Separator specifies the current separator.
Functions ¶
Types ¶
type FrequencyTable ¶
type FrequencyTable struct {
// contains filtered or unexported fields
}
FrequencyTable is a lookup table that stores the number of occurrences of each unique string in a set of strings.
func NewFrequencyTable ¶
func NewFrequencyTable() *FrequencyTable
NewFrequencyTable creates and initializes an empty frequency table.
func (FrequencyTable) Frequency ¶
func (f FrequencyTable) Frequency(token string) float64
Frequency determines how frequently a token occurs in a set of strings.

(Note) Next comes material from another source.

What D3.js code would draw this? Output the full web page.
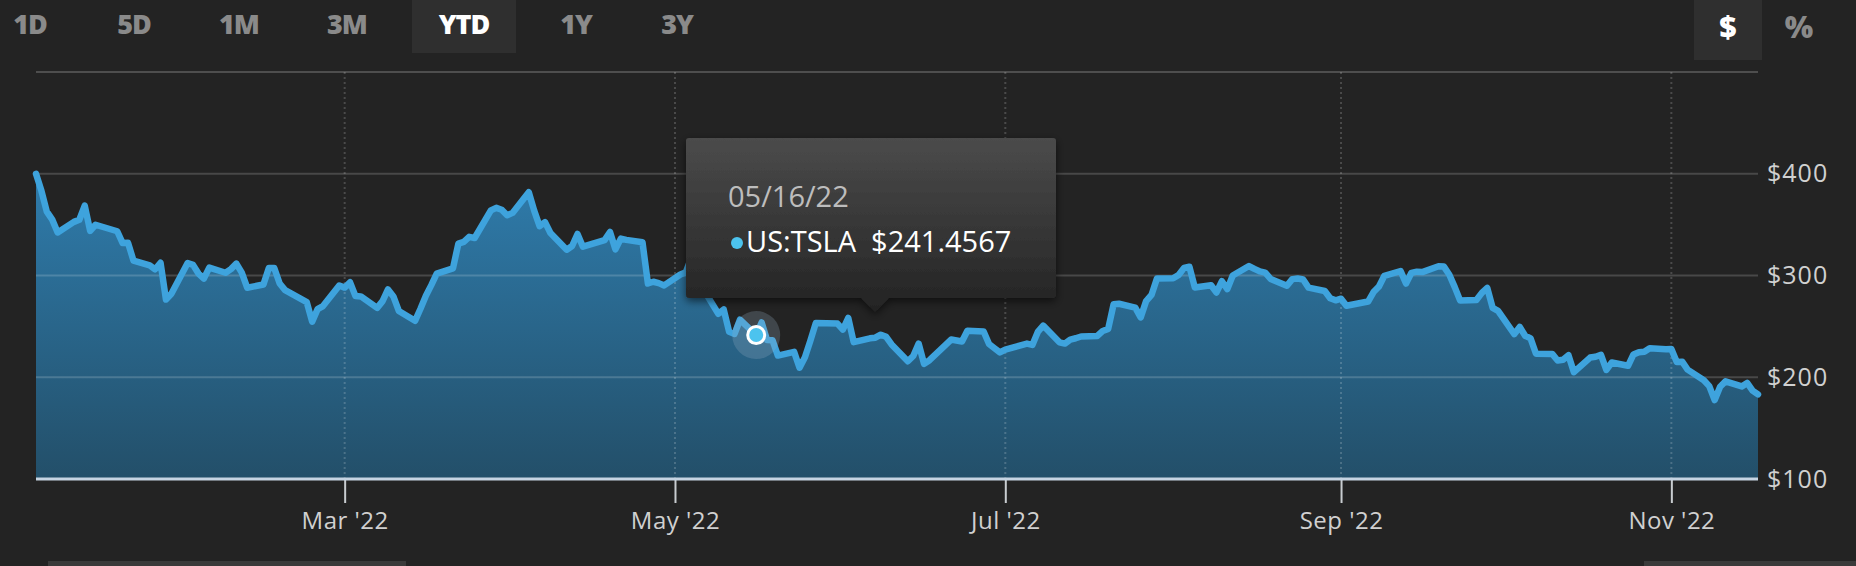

func (*FrequencyTable) SetOccurrences ¶
func (f *FrequencyTable) SetOccurrences(token string, occurrences int) error
SetOccurrences sets how many times a token appeared in a set of strings.
func (FrequencyTable) TotalOccurrences ¶
func (f FrequencyTable) TotalOccurrences() int
TotalOccurrences provides the total number of occurrences on the frequency table.
type TokenContext ¶
type TokenContext struct {
// contains filtered or unexported fields
}
TokenContext holds the local and global frequency tables in the context of a given token.
func NewTokenContext ¶
func NewTokenContext(local *FrequencyTable, global *FrequencyTable) TokenContext
NewTokenContext creates a context for the token, setting the local and global frequency tables.
func (TokenContext) Score ¶
func (ctx TokenContext) Score(word string) float64
Score calculates the score for a string based on how frequently a word appears in the program under analysis and in a more global scope of a large set of programs.